Udaipur: The Department of Botany at Mizoram University organized a two-day National Seminar on Biodiversity, Conservation, Utilization, and Commercialization of Medicinal and Aromatic Plants in a hybrid mode on February 8-9, 2024. In a technical session on February 9, Dr. Vartika Jain, Assistant Professor at Government Meera Girls College, Udaipur, Rajasthan, was invited as the keynote speaker to discuss "Semal Tree: Traditional Knowledge, the Need for Conservation, and its Blessings for Human Health."
Dr. Vartika highlighted the multifaceted importance of the versatile Semal tree, covering its spiritual, commercial, environmental, folk-medicinal, and socio-cultural significance. The Semal tree, resembling an umbrella, provides shelter to various animals and birds, and its roots, part of the Panchavati trees, play a role in preventing water erosion.
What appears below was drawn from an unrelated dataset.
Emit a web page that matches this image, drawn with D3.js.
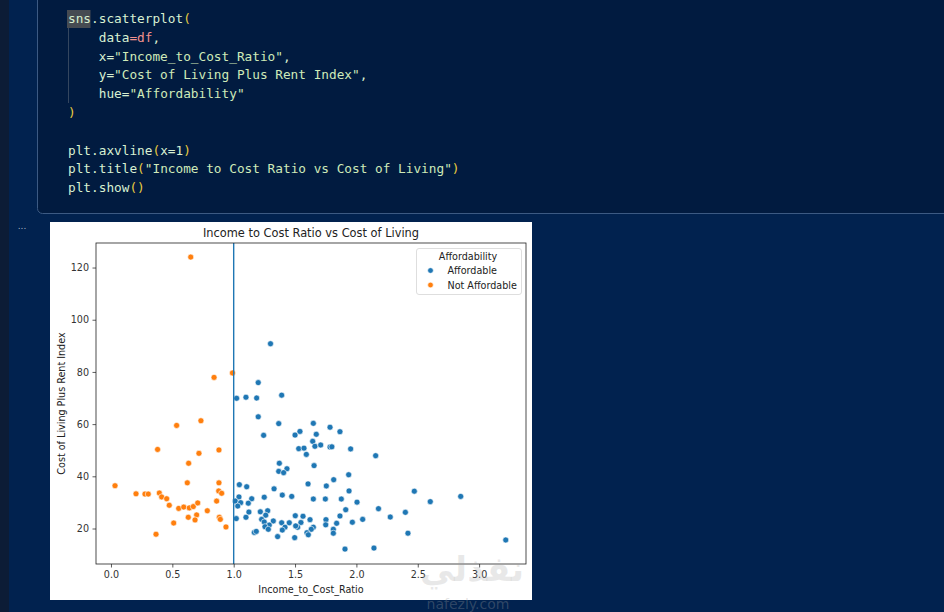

She elaborated on the diverse uses of Semal, such as in matchstick industry, boats, coffins, spoons, artificial limbs, and more. The tree's silky cotton is used in making wicks, pillows, soundproof walls, sofas, cushions, and was even employed in ancient times for constructing fortress walls.
Dr. Vartika emphasized the medicinal importance of Semal, with its seeds producing oil and dried flowers holding medicinal value. The bark, leaves, and other parts of the tree are used in traditional healing practices for various ailments like diabetes, heart diseases, gastrointestinal issues, and more. The tree also yields several chemical compounds with therapeutic significance.
While acknowledging the neglected status of Semal, Dr. Vartika advocated for its due recognition and organized an online National Seminar on Semal Tree on Maghi Purnima, February 16, 2022. She emphasized the need for collective efforts to conserve this invaluable tree, which has been diminishing in and around Udaipur. The Society for Microvita Research and Integrated Medicine (SMRIM), Udaipur, has been actively engaged in Semal conservation for the past 16 years, involving the collection of seeds and planting new saplings at various locations.
In her virtual lecture, Dr. Vartika urged everyone to appreciate each part of the Semal tree, emphasizing its roots, stem, leaves, flowers, fruits, gum, seeds, silk, thorns, and bark, each holding medicinal significance. She presented recent research findings indicating the potential of Semal in the treatment of prevalent diseases like diabetes and heart conditions.
The seminar witnessed participation from enlightened individuals and researchers from various parts of India. At the end of the event, Secretary Prof. Avadhesh Kumar expressed gratitude to Dr. Vartika for her insightful contribution.